So as you're probably aware, languages arise from the composition of a few simpl...

So as you're probably aware, languages arise from the composition of a few simpler steps:

1. Strings to ASTs (parsing and, for efficiency and ergonomics, lexing)

2. AST to "outputs" (interpretation)

3. AST to "better" AST (optimization)

4. AST to "analysis outputs" (verification, maybe type checking)

5. AST to some other language, maybe assembly (compilation/transpilation, sometimes called codegen, depending on how you look at it)

You should pick the ones of these you are most interested in! Most likely, to be honest, this will not be parsing or lexing, but if they are you're in luck because there's a lot of research here.

Instead, just get enough parsing so that you can stop worrying about it.
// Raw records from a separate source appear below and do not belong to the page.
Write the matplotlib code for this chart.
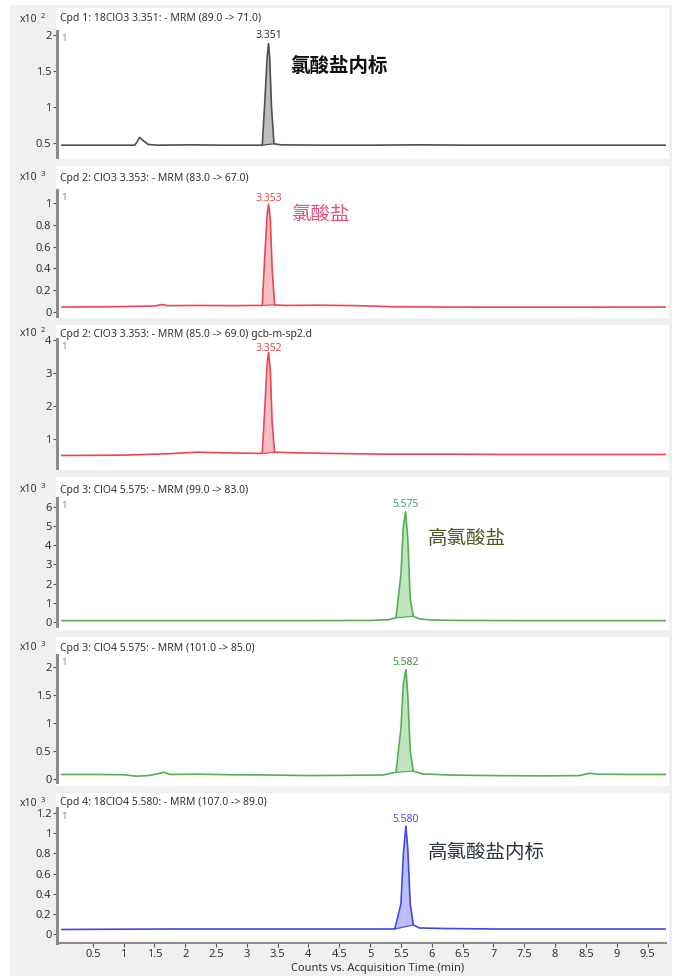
import matplotlib
matplotlib.use("Agg")
import matplotlib.pyplot as plt
from matplotlib.patches import Rectangle

plt.rcParams['font.family'] = ['Noto Sans', 'Noto Sans CJK SC', 'DejaVu Sans']

W, H = 675, 976

# --- chromatogram traces (time in min, counts in units of the x10^n scale) ---
t1 = [0.00, 0.60, 1.08, 1.18, 1.23, 1.26, 1.31, 1.40, 1.55, 2.10, 2.60, 3.10, 3.25, 3.29, 3.33, 3.351,
      3.37, 3.40, 3.44, 3.55, 4.20, 5.00, 5.80, 6.60, 7.40, 8.20, 9.00, 9.80]
i1 = [0.47, 0.47, 0.47, 0.47, 0.53, 0.58, 0.54, 0.48, 0.47, 0.475, 0.47, 0.47, 0.47, 1.05, 1.70, 1.88,
      1.70, 1.00, 0.49, 0.475, 0.47, 0.47, 0.475, 0.47, 0.47, 0.47, 0.47, 0.47]

t2 = [0.00, 0.80, 1.50, 1.62, 1.72, 2.20, 2.80, 3.10, 3.25, 3.29, 3.33, 3.353, 3.38, 3.41, 3.45, 3.60,
      4.20, 4.80, 5.40, 6.20, 7.20, 8.20, 9.20, 9.80]
i2 = [0.045, 0.048, 0.055, 0.068, 0.058, 0.060, 0.058, 0.060, 0.060, 0.50, 0.90, 0.99, 0.85, 0.40, 0.065,
      0.060, 0.062, 0.058, 0.048, 0.045, 0.044, 0.044, 0.045, 0.045]

t3 = [0.00, 1.00, 1.70, 2.20, 2.60, 3.00, 3.25, 3.29, 3.33, 3.352, 3.38, 3.41, 3.45, 3.80, 4.40, 5.20,
      6.20, 7.20, 8.20, 9.20, 9.80]
i3 = [0.50, 0.51, 0.55, 0.60, 0.58, 0.57, 0.56, 1.90, 3.30, 3.62, 3.10, 1.50, 0.60, 0.58, 0.56, 0.54,
      0.54, 0.53, 0.53, 0.53, 0.53]

t4 = [0.00, 1.00, 2.00, 3.00, 4.00, 5.00, 5.30, 5.42, 5.50, 5.54, 5.575, 5.61, 5.65, 5.70, 5.80, 6.00,
      6.50, 7.50, 8.50, 9.80]
i4 = [0.07, 0.07, 0.07, 0.07, 0.07, 0.08, 0.12, 0.22, 2.50, 5.00, 5.75, 4.40, 1.20, 0.30, 0.16, 0.10,
      0.08, 0.07, 0.07, 0.07]

t5 = [0.00, 0.60, 1.00, 1.20, 1.40, 1.55, 1.65, 1.75, 2.20, 2.80, 3.40, 4.00, 4.60, 5.20, 5.42, 5.50,
      5.54, 5.582, 5.61, 5.65, 5.70, 5.85, 6.30, 7.00, 7.80, 8.40, 8.55, 8.70, 9.20, 9.80]
i5 = [0.08, 0.08, 0.075, 0.05, 0.06, 0.09, 0.12, 0.08, 0.085, 0.075, 0.07, 0.06, 0.065, 0.07, 0.12, 0.90,
      1.70, 1.95, 1.50, 0.50, 0.14, 0.09, 0.07, 0.06, 0.055, 0.06, 0.10, 0.085, 0.08, 0.08]

t6 = [0.00, 1.00, 2.00, 3.00, 4.00, 5.00, 5.40, 5.50, 5.54, 5.58, 5.61, 5.65, 5.70, 5.80, 6.20, 7.00,
      8.00, 9.00, 9.80]
i6 = [0.045, 0.048, 0.05, 0.05, 0.05, 0.05, 0.05, 0.30, 0.80, 1.07, 0.85, 0.30, 0.09, 0.06, 0.055, 0.05,
      0.05, 0.05, 0.05]

# integration windows of the labelled peaks
windows = [(3.25, 3.44), (3.25, 3.45), (3.25, 3.45), (5.42, 5.70), (5.42, 5.70), (5.40, 5.70)]

headers = [
    "Cpd 1: 18ClO3 3.351: - MRM (89.0 -> 71.0)",
    "Cpd 2: ClO3 3.353: - MRM (83.0 -> 67.0)",
    "Cpd 2: ClO3 3.353: - MRM (85.0 -> 69.0) gcb-m-sp2.d",
    "Cpd 3: ClO4 5.575: - MRM (99.0 -> 83.0)",
    "Cpd 3: ClO4 5.575: - MRM (101.0 -> 85.0)",
    "Cpd 4: 18ClO4 5.580: - MRM (107.0 -> 89.0)",
]
exponents = ["2", "3", "2", "3", "3", "3"]

yticks = [
    [0.5, 1, 1.5, 2],
    [0, 0.2, 0.4, 0.6, 0.8, 1],
    [1, 2, 3, 4],
    [0, 1, 2, 3, 4, 5, 6],
    [0, 0.5, 1, 1.5, 2],
    [0, 0.2, 0.4, 0.6, 0.8, 1, 1.2],
]
xticks = [0.5, 1, 1.5, 2, 2.5, 3, 3.5, 4, 4.5, 5, 5.5, 6, 6.5, 7, 7.5, 8, 8.5, 9, 9.5]

names = ["氯酸盐内标", "氯酸盐", None, "高氯酸盐", None, "高氯酸盐内标"]

# panel geometry in pixels: spine top, spine bottom, white box top, white box bottom, header y
layout = [
    (31, 157, 8, 159, 19),
    (190, 316, 166, 318, 178),
    (339, 468, 325, 470, 334),
    (498, 626, 477, 630, 490),
    (655, 782, 637, 786, 648),
    (808, 943, 793, 945, 803),
]
ylims = [(0.306, 2.056), (-0.037, 1.12), (0.12, 4.03), (-0.21, 6.47), (-0.054, 2.21), (-0.089, 1.25)]

line_colors = ['#505050', '#f04652', '#f04652', '#52b052', '#52b052', '#4646e6']
fill_colors = ['#8a8a8a', '#f58a92', '#f58a92', '#8fd08f', '#8fd08f', '#8a8af0']
label_colors = ['#333333', '#f04652', '#f04652', '#3f9a7a', '#3f8f3f', '#5050d0']
label_offsets = [6, 4, 3, 5, 5, 5]
name_styles = [
    dict(color='#111111', weight='bold', pos=(290, 66)),
    dict(color='#e8507a', weight='normal', pos=(292, 214)),
    None,
    dict(color='#4b5a1e', weight='normal', pos=(428, 538)),
    None,
    dict(color='#2b3440', weight='normal', pos=(428, 853)),
]

traces = [(t1, i1), (t2, i2), (t3, i3), (t4, i4), (t5, i5), (t6, i6)]

fig = plt.figure(figsize=(W / 100, H / 100), dpi=100, facecolor='white')

def fx(px):
    return px / W

def fy(py):
    return 1 - py / H

# light grey frame behind everything, white boxes for each trace
fig.patches.append(Rectangle((fx(10), 0), fx(662), fy(5), transform=fig.transFigure,
                             facecolor='#f0f0f0', edgecolor='none', zorder=-3))

left, right = 57, 666
for k, ((t, y), (top, bot, wtop, wbot, hy)) in enumerate(zip(traces, layout)):
    fig.patches.append(Rectangle((fx(left - 1), fy(wbot)), fx(669 - left + 1), (wbot - wtop) / H,
                                 transform=fig.transFigure, facecolor='white',
                                 edgecolor='none', zorder=-2))
    ax = fig.add_axes([fx(left), fy(bot), fx(right - left), (bot - top) / H])
    ax.set_facecolor('none')
    ax.set_xlim(-0.08, 9.8)
    ax.set_ylim(*ylims[k])

    ax.plot(t, y, color=line_colors[k], lw=1.2, zorder=3)
    a, b = windows[k]
    tw = [tt for tt in t if a <= tt <= b]
    yw = [yy for tt, yy in zip(t, y) if a <= tt <= b]
    base = [yw[0] + (yw[-1] - yw[0]) * (tt - tw[0]) / (tw[-1] - tw[0]) for tt in tw]
    ax.fill_between(tw, yw, base, color=fill_colors[k], alpha=0.55, lw=0, zorder=2)
    ax.plot([tw[0], tw[-1]], [yw[0], yw[-1]], color=line_colors[k], lw=0.8, zorder=3)

    # retention time above the apex
    j = y.index(max(y))
    ax.annotate(f"{t[j]:.3f}", (t[j], y[j]), xytext=(0, label_offsets[k]), textcoords='offset points',
                ha='center', va='center', fontsize=7.5, color=label_colors[k], zorder=4)

    ax.text(0.006, 0.94, "1", transform=ax.transAxes, fontsize=7, color='#8a8a8a',
            ha='left', va='center')

    for s in ['top', 'right']:
        ax.spines[s].set_visible(False)
    ax.spines['left'].set_color('#8c8c8c')
    ax.spines['left'].set_linewidth(2.2)
    ax.set_yticks(yticks[k])
    ax.set_yticklabels([f"{v:g}" for v in yticks[k]])
    ax.tick_params(axis='y', direction='out', length=3, width=0.8, color='#555555',
                   labelsize=8, labelcolor='#333333', pad=1)

    if k < 5:
        ax.spines['bottom'].set_visible(False)
        ax.set_xticks([])
    else:
        ax.spines['bottom'].set_color('#8c8c8c')
        ax.spines['bottom'].set_linewidth(1.6)
        ax.set_xticks(xticks)
        ax.set_xticklabels([f"{v:g}" for v in xticks])
        ax.tick_params(axis='x', direction='out', length=3, width=0.8, color='#555555',
                       labelsize=8, labelcolor='#333333', pad=1)

    # scale factor and trace header
    fig.text(fx(20), fy(hy), "x10", fontsize=7.5, color='#333333', ha='left', va='center')
    fig.text(fx(41), fy(hy - 3), exponents[k], fontsize=5.5, color='#333333', ha='left', va='center')
    fig.text(fx(60), fy(hy), headers[k], fontsize=7.5, color='#333333', ha='left', va='center')

    if names[k]:
        st = name_styles[k]
        fig.text(fx(st['pos'][0]), fy(st['pos'][1]), names[k], fontsize=14,
                 color=st['color'], weight=st['weight'], ha='left', va='center',
                 family=['Noto Sans CJK SC', 'DejaVu Sans'])

fig.text(fx(378), fy(968), "Counts vs. Acquisition Time (min)", fontsize=8,
         color='#333333', ha='center', va='center')

fig.savefig("out.png", dpi=100, facecolor=fig.get_facecolor())
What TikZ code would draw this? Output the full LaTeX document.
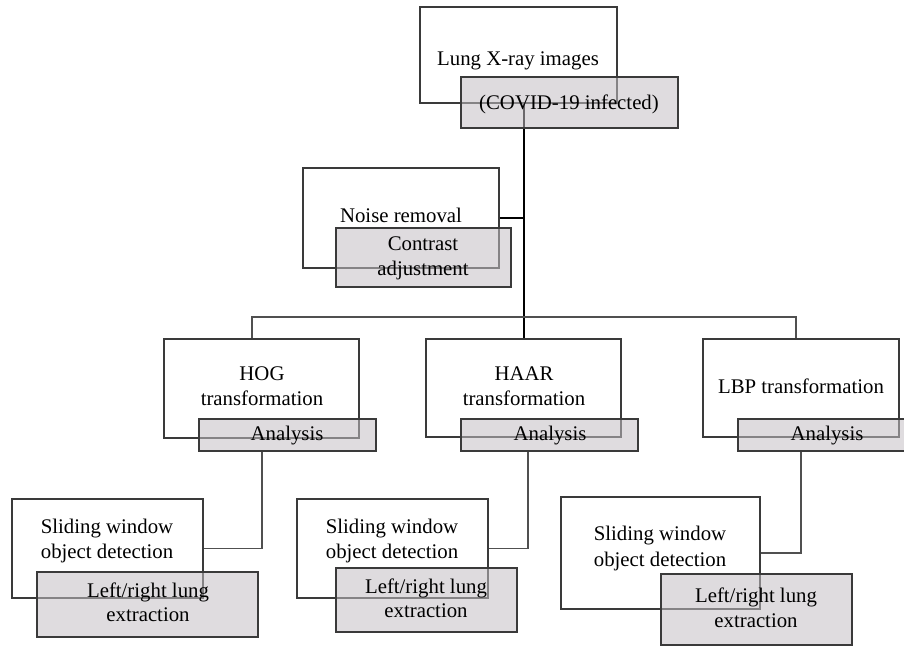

Parse a lisp-like language (very easy) or use an embedded DSL (harder, more flexible).

From here, focus on step (2) as it's a significant design challenge and will get your feet very wet in what PLs are. You may never have to focus on the others depending on your proclivities and the styles of languages you want to build.

Steps (3, 4, 5) are all deep rabbit holes themselves. Steps (3) and (5) mostly are required if you're interested in knowing how to make languages fast—although (5) is also necessary if you want to target a particular platform—e.g. write something to run on the Erlang VM. (4) is REALLY interesting, in my opinion, but optional if you want it to be.